During his years in Beirut, ʿAbduh taught and wrote extensively. He studied Christian theology and European philosophy alongside Islamic disciplines. These encounters sharpened his concern for interreligious understanding and ethical renewal. Increasingly, he focused on education as the foundation of reform. In his view, societies rose through disciplined moral formation and sound intellectual training.

The British administration later allowed him to return to Egypt. He resumed teaching and entered the judicial system. His reputation for scholarship steadily grew. In 1899 he became Grand Mufti of Egypt, one of the highest religious offices in the country. From this position he issued legal opinions that addressed modern conditions in the Islamic world with flexibility and practical judgment. He argued that the Shariah possessed enduring principles capable of adaptation across changing circumstances.

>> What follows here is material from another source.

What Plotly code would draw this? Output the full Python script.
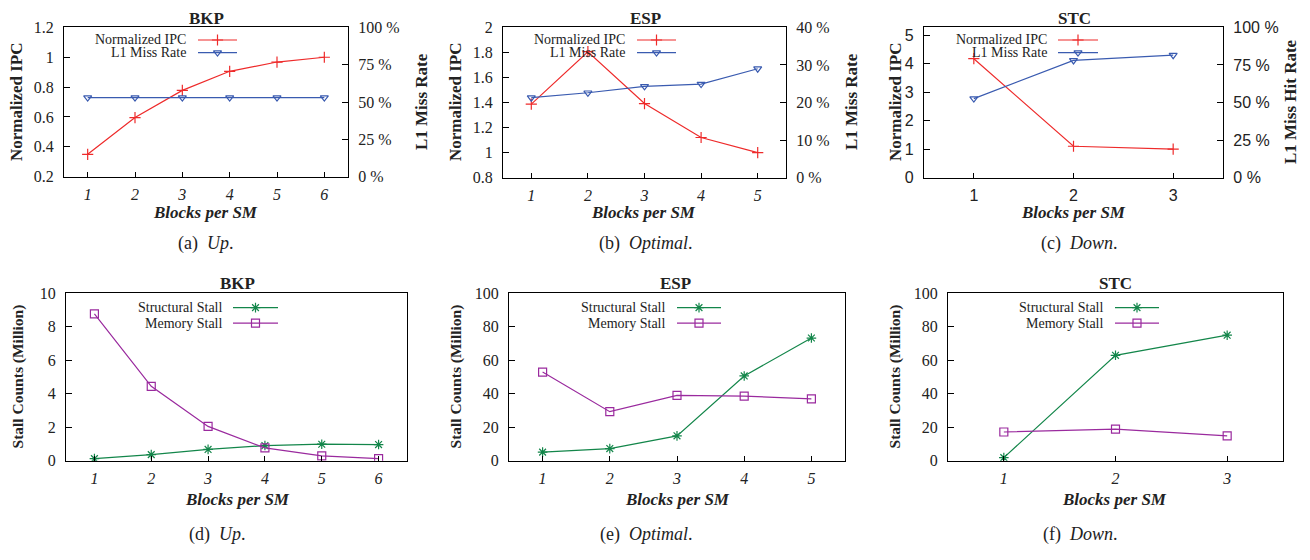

Central to ʿAbduh’s thought was the harmony between reason and revelation.   He sharply criticized taqlīd, or blind imitation of inherited opinions. He called for renewed ijtihād, disciplined reasoning grounded in the Qurʾān and the Sunnah. He believed that the Shariah aimed at justice, welfare and moral order. This perspective influenced later reformers to reconsider issues of governance, education, family law and social ethics within a paradigm of Tauhid.

ʿAbduh also sought to reform theology. He criticized forms of scholastic kalām that had become detached from practical moral life. Endless metaphysical disputes seemed to him distant from the urgent needs of society. He aimed to restore theology to ethical clarity and spiritual seriousness. Religion, in his understanding, existed to cultivate moral character, social responsibility and awareness of God.

Education occupied a central place in his reform program. He advocated curricular reform at Al-Azhar and encouraged the inclusion of history, mathematics and modern sciences alongside religious studies. He believed that Muslim societies required scholars capable of engaging the intellectual challenges of the modern age. He also promoted clearer prose and accessible writing so that religious knowledge could reach broader audiences.

Among his most important intellectual works was Risālat al-Tawīd (“The Theology of Unity”). In this work he presented Islam as a rational and ethical religion compatible with scientific inquiry and human progress. He also collaborated with Rashid Rida on a famous Qurʾānic commentary, Tafsīr al-Manār. Through these writings he shaped modern Islamic discussions of theology, reform and interpretation.

His influence spread far beyond Egypt. Reformers across the Arab world, South Asia and Southeast Asia drew inspiration from his ideas. Thinkers such as Rashid Rida, Qasim Amin and later Fazlur Rahman engaged deeply with his legacy. His ideas also shaped movements for educational reform and constitutional government in many Muslim societies.

Muhammad ʿAbduh died in 1905. By the time of his death, he had transformed the intellectual landscape of modern Islam. He reopened questions that many had believed closed for centuries. He restored confidence in the compatibility of Islam, reason and modern knowledge.

His historical importance rests in his effort to revive Islam from within its own intellectual tradition. He sought renewal through critical engagement with the Qurʾān, the Sunnah and the moral purpose of religion. His work helped define the modern reformist tradition in Islam and continues to shape contemporary debates on theology, law, education and modernity.